C’est tout petit qu’il faut apprendre à vivre ensemble : à l’école, au club de sport, partout, un simple bonjour, un merci, un sourire, effacent les barrières. Monique a grandi avec les valeurs que lui ont inculqué ses parents et ses grands-parents : il faut les perpétuer pour ne pas les oublier.

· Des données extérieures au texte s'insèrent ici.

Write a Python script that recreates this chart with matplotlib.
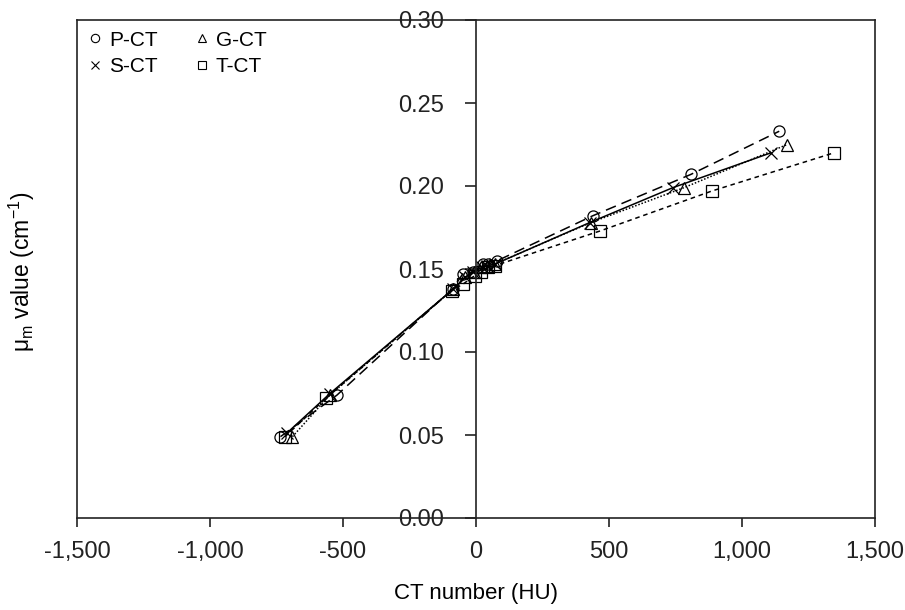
import matplotlib
matplotlib.use("Agg")
import matplotlib.pyplot as plt
from matplotlib.lines import Line2D
from matplotlib.ticker import FuncFormatter

plt.rcParams['font.family'] = ['Liberation Sans', 'DejaVu Sans']
plt.rcParams['mathtext.default'] = 'regular'

# Data (CT number in HU, mu_m in cm^-1)
p_ct_x = [-735, -523, -88, -50, -12, 25, 45, 80, 438, 808, 1140]
p_ct_y = [0.049, 0.074, 0.138, 0.147, 0.148, 0.153, 0.153, 0.155, 0.182, 0.207, 0.233]

g_ct_x = [-690, -550, -85, -40, -8, 20, 40, 70, 432, 782, 1170]
g_ct_y = [0.049, 0.074, 0.138, 0.145, 0.148, 0.151, 0.152, 0.153, 0.178, 0.199, 0.225]

s_ct_x = [-712, -549, -85, -42, -10, 22, 42, 72, 428, 740, 1109]
s_ct_y = [0.051, 0.075, 0.138, 0.145, 0.148, 0.151, 0.152, 0.153, 0.178, 0.199, 0.220]

t_ct_x = [-718, -565, -92, -48, -5, 20, 45, 70, 468, 887, 1346]
t_ct_y = [0.049, 0.072, 0.137, 0.141, 0.146, 0.148, 0.151, 0.152, 0.173, 0.197, 0.220]

series_names = ["P-CT", "G-CT", "S-CT", "T-CT"]
x_ticks = [-1500, -1000, -500, 0, 500, 1000, 1500]
y_ticks = [0.00, 0.05, 0.10, 0.15, 0.20, 0.25, 0.30]

fig = plt.figure(figsize=(9.05, 6.10), dpi=100)
ax = fig.add_axes([77/905, 92/610, 798/905, 498/610])

styles = {
    "P-CT": dict(marker='o', ls=(0, (7, 4))),
    "G-CT": dict(marker='^', ls=(0, (1, 1.2))),
    "S-CT": dict(marker='x', ls='-'),
    "T-CT": dict(marker='s', ls=(0, (3, 2.5))),
}
data = {"P-CT": (p_ct_x, p_ct_y), "G-CT": (g_ct_x, g_ct_y),
        "S-CT": (s_ct_x, s_ct_y), "T-CT": (t_ct_x, t_ct_y)}

for name in series_names:
    xs, ys = data[name]
    st = styles[name]
    ax.plot(xs, ys, color='black', lw=1.1, linestyle=st['ls'], marker=st['marker'],
            markersize=8, markerfacecolor='none',
            markeredgecolor='black', markeredgewidth=0.9, clip_on=False)

ax.set_xlim(-1500, 1500)
ax.set_ylim(0, 0.30)
ax.set_xticks(x_ticks)
ax.set_yticks(y_ticks)
ax.xaxis.set_major_formatter(FuncFormatter(lambda v, p: f"{v:,.0f}"))
ax.yaxis.set_major_formatter(FuncFormatter(lambda v, p: f"{v:.2f}"))

for s in ['top', 'right', 'bottom', 'left']:
    ax.spines[s].set_color('#222222')
    ax.spines[s].set_linewidth(1.2)
ax.spines['left'].set_position(('data', 0))
# outer left frame line
ax.plot([0, 0], [0, 1], transform=ax.transAxes, color='#222222', lw=1.2, clip_on=False)

ax.tick_params(axis='x', direction='out', length=6.5, width=1.2, labelsize=17, pad=10, colors='#222222')
ax.tick_params(axis='y', direction='out', length=8, width=1.2, labelsize=17, pad=15, colors='#222222')
ax.tick_params(top=False, right=False)

fig.text(476/905, 1 - 594/610, "CT number (HU)", fontsize=16, ha='center', va='center')
fig.text(22/905, 1 - 272/610, "μ$_m$ value (cm$^{-1}$)", rotation=90, fontsize=16.5,
         ha='center', va='center')

handles = []
for name in ["P-CT", "S-CT", "G-CT", "T-CT"]:
    st = styles[name]
    handles.append(Line2D([], [], color='black', linestyle='none', marker=st['marker'],
                          markersize=6, markerfacecolor='none', markeredgewidth=0.8,
                          label=name))
ax.legend(handles=handles, ncol=2, loc='upper left', bbox_to_anchor=(-0.011, 1.008),
          frameon=False, fontsize=15, handletextpad=0.05, columnspacing=1.55,
          labelspacing=0.35, handlelength=1.2, borderaxespad=0.3)

fig.savefig("out.png", dpi=100)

Elle se souvient de sa jeunesse et des distractions simples qu’elle partageait avec ses amies et elle a peur que les nouvelles générations aient peu à partager entre l’internet et les jeux informatiques. Elle se demande aussi si elle ne se met pas elle-même inconsciemment des barrières en se raccrochant à des valeurs qui la rassurent. Peut-être qu’à leur manière les enfants d’aujourd’hui bannissent les frontières car il y aura toujours des générations de révoltés.

Elle a quitté l’adolescence et c’est leur vie à eux dont il s’agit. Mais elle n’aime pas voir les gens malheureux autour d’elle, elle ne veut pas les voir gâcher leur vie. Car c’est eux qui devront s’occuper des plus âgés bientôt. Et sans se voiler la face, il faut constater la frontière qui sépare de plus en plus les générations d‘aujourd’hui et les personnes âgées.

Encore une fois, si on n’inculque pas à l’enfant dès le début des valeurs de tolérance et de respect des plus anciens, il grandit dans le manque de ses origines et de son passé. Il vit, il travaille, il a quelques amis et s’offre quelques loisirs mais il n’a plus envie de s’embarrasser de toutes ces notions banalisées à ses yeux.


l'équipe de tournage du "réel en vue" quitte les locaux où est hébergé le CLAS de Guénange.